• [Prompt]: Nothing beyond the line containing "15, interval: 5" is to be printed; print exactly each line from the start of the records below through that line, leaving out pictures.

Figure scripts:
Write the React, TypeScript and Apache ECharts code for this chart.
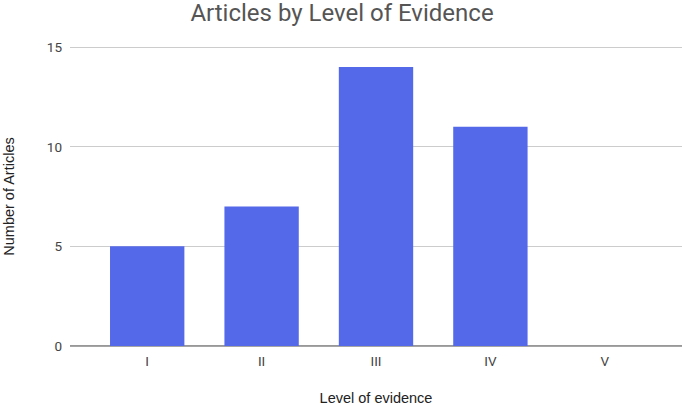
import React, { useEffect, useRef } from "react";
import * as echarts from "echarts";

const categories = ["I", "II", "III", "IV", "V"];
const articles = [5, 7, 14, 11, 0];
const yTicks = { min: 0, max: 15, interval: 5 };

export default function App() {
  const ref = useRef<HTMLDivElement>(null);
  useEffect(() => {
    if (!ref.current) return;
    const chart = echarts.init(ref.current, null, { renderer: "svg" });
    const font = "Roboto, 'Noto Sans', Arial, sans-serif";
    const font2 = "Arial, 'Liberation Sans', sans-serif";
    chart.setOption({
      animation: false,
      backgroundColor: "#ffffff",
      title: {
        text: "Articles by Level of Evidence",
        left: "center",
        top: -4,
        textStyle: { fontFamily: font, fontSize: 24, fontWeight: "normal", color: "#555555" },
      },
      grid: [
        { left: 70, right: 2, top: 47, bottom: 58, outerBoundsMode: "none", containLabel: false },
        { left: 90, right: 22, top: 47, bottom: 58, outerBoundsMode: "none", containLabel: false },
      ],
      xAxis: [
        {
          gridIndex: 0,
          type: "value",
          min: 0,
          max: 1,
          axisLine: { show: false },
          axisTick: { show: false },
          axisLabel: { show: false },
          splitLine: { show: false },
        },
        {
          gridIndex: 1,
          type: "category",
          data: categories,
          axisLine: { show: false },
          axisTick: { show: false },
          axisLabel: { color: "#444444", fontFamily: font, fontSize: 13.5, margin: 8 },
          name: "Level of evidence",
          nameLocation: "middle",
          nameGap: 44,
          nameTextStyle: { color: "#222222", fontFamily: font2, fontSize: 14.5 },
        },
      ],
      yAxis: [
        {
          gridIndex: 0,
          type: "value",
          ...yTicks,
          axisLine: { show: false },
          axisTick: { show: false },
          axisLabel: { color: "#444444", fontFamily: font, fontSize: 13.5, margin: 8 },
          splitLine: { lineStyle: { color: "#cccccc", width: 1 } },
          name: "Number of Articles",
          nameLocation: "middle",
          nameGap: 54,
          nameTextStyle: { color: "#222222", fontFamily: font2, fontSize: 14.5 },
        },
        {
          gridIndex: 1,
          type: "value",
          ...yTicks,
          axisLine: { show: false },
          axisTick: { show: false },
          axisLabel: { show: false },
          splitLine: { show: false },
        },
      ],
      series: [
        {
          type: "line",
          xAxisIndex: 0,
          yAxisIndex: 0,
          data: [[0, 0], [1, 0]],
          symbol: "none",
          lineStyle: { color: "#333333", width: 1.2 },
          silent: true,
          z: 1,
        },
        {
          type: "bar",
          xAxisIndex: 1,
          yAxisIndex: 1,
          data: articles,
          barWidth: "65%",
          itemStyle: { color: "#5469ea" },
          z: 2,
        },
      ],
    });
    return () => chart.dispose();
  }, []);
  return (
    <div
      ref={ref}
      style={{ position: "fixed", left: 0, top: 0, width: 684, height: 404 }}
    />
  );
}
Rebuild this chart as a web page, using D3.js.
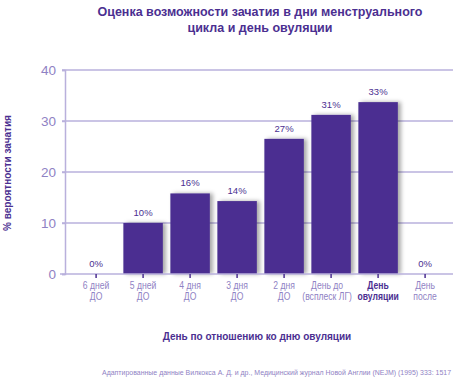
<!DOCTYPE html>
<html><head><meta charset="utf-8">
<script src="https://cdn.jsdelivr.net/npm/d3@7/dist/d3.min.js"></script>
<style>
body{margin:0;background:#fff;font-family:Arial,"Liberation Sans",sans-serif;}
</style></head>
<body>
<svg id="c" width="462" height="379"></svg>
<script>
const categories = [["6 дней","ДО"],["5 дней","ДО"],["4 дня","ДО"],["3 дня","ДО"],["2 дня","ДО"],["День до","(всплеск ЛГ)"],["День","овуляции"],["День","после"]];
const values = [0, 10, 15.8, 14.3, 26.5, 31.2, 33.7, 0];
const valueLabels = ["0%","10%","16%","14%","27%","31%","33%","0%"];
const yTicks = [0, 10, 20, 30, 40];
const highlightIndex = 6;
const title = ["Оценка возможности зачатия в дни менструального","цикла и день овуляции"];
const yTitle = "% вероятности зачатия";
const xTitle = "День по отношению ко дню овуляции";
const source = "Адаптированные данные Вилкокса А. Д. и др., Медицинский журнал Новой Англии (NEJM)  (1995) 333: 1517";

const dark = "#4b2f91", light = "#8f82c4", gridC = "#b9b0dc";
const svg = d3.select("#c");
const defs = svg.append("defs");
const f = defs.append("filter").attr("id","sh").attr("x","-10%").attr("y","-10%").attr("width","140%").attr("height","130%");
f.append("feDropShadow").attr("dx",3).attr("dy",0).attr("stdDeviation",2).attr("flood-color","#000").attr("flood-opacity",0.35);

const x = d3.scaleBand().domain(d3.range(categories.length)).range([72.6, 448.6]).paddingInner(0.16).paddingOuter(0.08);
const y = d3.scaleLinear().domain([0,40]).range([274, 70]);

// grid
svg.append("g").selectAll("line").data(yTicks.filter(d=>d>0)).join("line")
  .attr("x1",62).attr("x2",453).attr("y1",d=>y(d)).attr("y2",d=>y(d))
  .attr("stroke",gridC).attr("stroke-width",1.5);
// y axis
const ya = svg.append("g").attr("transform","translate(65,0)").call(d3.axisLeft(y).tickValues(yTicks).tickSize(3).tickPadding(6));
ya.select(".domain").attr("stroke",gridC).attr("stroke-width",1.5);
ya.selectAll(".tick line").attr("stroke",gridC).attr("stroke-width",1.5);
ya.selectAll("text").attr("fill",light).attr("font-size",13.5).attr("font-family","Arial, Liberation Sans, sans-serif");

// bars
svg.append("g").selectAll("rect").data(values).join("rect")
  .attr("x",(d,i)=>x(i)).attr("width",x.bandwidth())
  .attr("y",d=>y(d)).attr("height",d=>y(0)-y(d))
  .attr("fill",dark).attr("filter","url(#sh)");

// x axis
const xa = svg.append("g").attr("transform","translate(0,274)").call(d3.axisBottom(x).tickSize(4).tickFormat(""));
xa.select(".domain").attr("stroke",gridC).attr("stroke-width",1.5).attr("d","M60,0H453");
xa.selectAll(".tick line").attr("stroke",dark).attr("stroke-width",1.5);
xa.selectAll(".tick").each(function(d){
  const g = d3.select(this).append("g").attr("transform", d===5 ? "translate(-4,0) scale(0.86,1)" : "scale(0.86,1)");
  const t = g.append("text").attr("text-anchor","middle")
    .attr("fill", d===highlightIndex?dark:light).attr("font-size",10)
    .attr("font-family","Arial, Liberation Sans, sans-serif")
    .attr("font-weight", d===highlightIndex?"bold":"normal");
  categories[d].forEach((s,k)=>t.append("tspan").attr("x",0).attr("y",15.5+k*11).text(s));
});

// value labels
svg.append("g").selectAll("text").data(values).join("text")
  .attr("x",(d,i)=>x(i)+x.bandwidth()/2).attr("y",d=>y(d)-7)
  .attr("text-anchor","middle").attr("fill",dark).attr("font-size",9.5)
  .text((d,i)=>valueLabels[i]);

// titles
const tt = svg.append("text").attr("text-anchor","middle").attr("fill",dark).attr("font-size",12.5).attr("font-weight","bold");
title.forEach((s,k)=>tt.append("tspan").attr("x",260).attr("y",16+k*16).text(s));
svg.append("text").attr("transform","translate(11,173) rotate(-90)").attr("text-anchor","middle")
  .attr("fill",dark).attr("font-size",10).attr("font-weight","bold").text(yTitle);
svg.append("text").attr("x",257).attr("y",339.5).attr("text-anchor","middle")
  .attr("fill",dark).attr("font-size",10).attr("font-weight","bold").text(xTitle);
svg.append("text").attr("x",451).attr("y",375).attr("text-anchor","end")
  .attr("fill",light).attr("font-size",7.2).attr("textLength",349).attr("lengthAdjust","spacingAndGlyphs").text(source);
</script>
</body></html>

• [Exercise output]:
Write the React, TypeScript and Apache ECharts code for this chart.
import React, { useEffect, useRef } from "react";
import * as echarts from "echarts";

const categories = ["I", "II", "III", "IV", "V"];
const articles = [5, 7, 14, 11, 0];
const yTicks = { min: 0, max: 15, interval: 5 };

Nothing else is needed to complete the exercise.